- Born: Chung Won-hu October 22, 1980 (age 45) Jeddah, Saudi Arabia
- Citizenship: South Korea Jordan Vietnam France
- Education: Applied Science Private University
- Occupations: Stand-Up comedian TV Presenter Host Actor
- Years active: 2007–present

= Wonho Chung =

South Korean comedian (born 1980)

Chung Wonho (تشونغ ونهو, 정원호; born October 22, 1980) is a South Korean comedian and television personality, born in Jeddah, Saudi Arabia, and raised in Amman, Jordan, to a South Korean father and Vietnamese mother. Although raised in an East/Southeast Asian household, Wonho was given an Arab upbringing, acquiring proficiency in five languages, including native Arabic and fluent English.

He graduated from Jordan's Applied Science Private University in 2004. He currently lives and works in Dubai, UAE.

==Information==
Chung's comedy career began in 2007 when he toured with the Axis of Evil comedy tour.

Chung covered the red carpet at the Dubai International Film Festival in 2008 where he interviewed the likes of Goldie Hawn and Danny Glover and in 2009 as well where he interviewed Indian film actor Amitabh Bachchan and numerous Arabic celebrities. In December 2010, Chung hosted the award ceremony and closing gala of the Dubai International Film Festival

In 2009, Chung covered the red carpet at the inaugural Doha Tribeca Film Festival in Qatar where he interviewed actors; Sir Ben Kingsley, Jeffrey Wright, Patricia Clarkson, Alexander Siddig and film director Mira Nair.

In April 2010, the Korea Tourism Organization appointed Wonho Chung as a Goodwill Ambassador for tourism Korea.

Wonho hosted the Middle East Gala ceremony for the World Travel Awards in 2010 and in 2011.

Chung hosted a show titled "Inside Asia" as part of the AFC Asian Cup coverage on Al-Kass Sports Channel which took place in the hosting nation, Qatar.

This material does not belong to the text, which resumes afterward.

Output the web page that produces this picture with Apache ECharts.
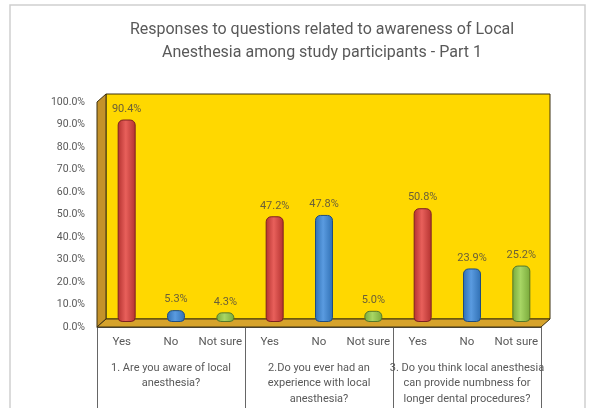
<!DOCTYPE html>
<html>
<head>
<meta charset="utf-8">
<script src="https://cdn.jsdelivr.net/npm/echarts@6/dist/echarts.min.js"></script>
<style>
  html, body { margin: 0; padding: 0; background: #fff; }
  #chart { width: 595px; height: 408px; }
</style>
</head>
<body>
<div id="chart"></div>
<script>
// data
const questions = [
  '1. Are you aware of local\nanesthesia?',
  '2.Do you ever had an\nexperience with local\nanesthesia?',
  '3. Do you think local anesthesia\ncan provide numbness for\nlonger dental procedures?'
];
const responses = ['Yes', 'No', 'Not sure'];
const yesValues = [90.4, 47.2, 50.8];
const noValues = [5.3, 47.8, 23.9];
const notSureValues = [4.3, 5.0, 25.2];

// colours per response (Yes / No / Not sure)
const barColors = [
  ['#b3312f', '#e8605b', '#b3312f'],
  ['#2f6fb3', '#5a9be0', '#2f6fb3'],
  ['#79a93a', '#a8d665', '#79a93a']
];
const barBorders = ['#7d2220', '#1f4d80', '#55782a'];
const labelColor = '#595959';

// layout of the 3d box (front plane + depth)
const front = { left: 97, right: 541, top: 102, bottom: 327 };
const depth = { dx: 9, dy: 8 };
const back = {
  left: front.left + depth.dx, right: front.right + depth.dx,
  top: front.top - depth.dy, bottom: front.bottom - depth.dy
};
const W = 595, H = 408;

// build flat category list and bar items
const categories = [];
const barData = [];
const valueSets = [yesValues, noValues, notSureValues];
questions.forEach(function (q, qi) {
  responses.forEach(function (r, ri) {
    categories.push(r);
    const c = barColors[ri];
    barData.push({
      value: valueSets[ri][qi],
      itemStyle: {
        color: new echarts.graphic.LinearGradient(0, 0, 1, 0, [
          { offset: 0, color: c[0] },
          { offset: 0.45, color: c[1] },
          { offset: 1, color: c[2] }
        ]),
        borderColor: barBorders[ri],
        borderWidth: 1,
        borderRadius: [5, 5, 4, 4]
      }
    });
  });
});

const myChart = echarts.init(document.getElementById('chart'));

myChart.setOption({
  backgroundColor: '#fff',
  textStyle: { fontFamily: 'Roboto' },
  title: {
    text: 'Responses to questions related to awareness of Local\nAnesthesia among study participants - Part 1',
    left: 317,
    top: 13,
    textAlign: 'center',
    textStyle: {
      color: labelColor,
      fontSize: 16,
      fontWeight: 'normal',
      lineHeight: 23,
      fontFamily: 'Roboto'
    }
  },
  graphic: [
    {
      type: 'rect', z: 0, silent: true,
      shape: { x: 10, y: 5, width: 575, height: 420 },
      style: { fill: 'none', stroke: '#cfcfcf', lineWidth: 1.5 }
    },
    {
      type: 'polygon', z: 1, silent: true,
      shape: { points: [
        [front.left, front.top], [back.left, back.top],
        [back.left, back.bottom], [front.left, front.bottom]
      ] },
      style: { fill: '#c4922a', stroke: '#3d3010', lineWidth: 1 }
    },
    {
      type: 'polygon', z: 1, silent: true,
      shape: { points: [
        [front.left, front.bottom], [back.left, back.bottom],
        [back.right, back.bottom], [front.right, front.bottom]
      ] },
      style: { fill: '#d6a32c', stroke: '#3d3010', lineWidth: 1 }
    }
  ],
  grid: [
    { // back wall
      left: back.left, right: W - back.right, top: back.top, bottom: H - back.bottom,
      show: true, backgroundColor: '#ffd800', borderColor: '#3d3010', borderWidth: 1,
      outerBoundsMode: 'none'
    },
    { // bars, mid depth
      left: front.left + depth.dx / 2 + 0.5, right: W - front.right - depth.dx / 2 - 0.5,
      top: 98, bottom: H - 322,
      outerBoundsMode: 'none'
    },
    { // front axes
      left: front.left, right: W - front.right, top: front.top, bottom: H - front.bottom,
      outerBoundsMode: 'none'
    }
  ],
  xAxis: [
    { gridIndex: 0, type: 'category', data: categories, show: false },
    { gridIndex: 1, type: 'category', data: categories, show: false },
    {
      gridIndex: 2, type: 'category', data: categories, position: 'bottom',
      axisLine: { show: true, lineStyle: { color: '#555' } },
      axisTick: {
        show: true,
        interval: function (i) { return i % responses.length === 0; },
        length: H - front.bottom,
        lineStyle: { color: '#666', width: 1 }
      },
      axisLabel: { interval: 0, margin: 9, fontSize: 11.5, color: labelColor }
    },
    {
      gridIndex: 2, type: 'category', data: questions, position: 'bottom',
      axisLine: { show: false }, axisTick: { show: false },
      axisLabel: { interval: 0, margin: 33, fontSize: 11, lineHeight: 15.5, color: labelColor }
    }
  ],
  yAxis: [
    { gridIndex: 0, type: 'value', show: false },
    { gridIndex: 1, type: 'value', min: 0, max: 100, show: false },
    {
      gridIndex: 2, type: 'value', min: 0, max: 100, interval: 10,
      axisLine: { show: false }, axisTick: { show: false }, splitLine: { show: false },
      axisLabel: {
        margin: 12, fontSize: 10.5, color: labelColor,
        formatter: function (v) { return v.toFixed(1) + '%'; }
      }
    }
  ],
  series: [{
    type: 'bar',
    xAxisIndex: 1,
    yAxisIndex: 1,
    barWidth: 18,
    z: 3,
    data: barData,
    label: {
      show: true,
      position: 'top',
      distance: 5,
      fontSize: 11,
      color: '#6b6038',
      formatter: function (p) { return p.value.toFixed(1) + '%'; }
    }
  }]
});
</script>
</body>
</html>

Chung also served as a judge on Sama Dubai TV's reality show "Al Fursa" in 2010-2011 which was an open platform talent show for various talents from different nationalities.

In June 2011, Chung went to South Korea to film a mini documentary titled Shouf Korea (see "visit" Korea) which was a joint collaboration between the Korean Tourism Organization and Dubai based channel Al Aan TV to be broadcast on the latter.

In 2014, Chung appeared on the popular Egyptian show El Bernameg ("The Program") hosted by the satirist Bassem Youssef.

Starting in 2015 and continuing into 2016, Wonho hosted the Arabic travel program "Wonho Around the World" on Al Araby TV, visiting his parents' homelands of South Korea and Vietnam, as well as Tokyo, Japan, Hong Kong and Macau, Shanghai and Beijing, China, Dubai, London, and Switzerland among others.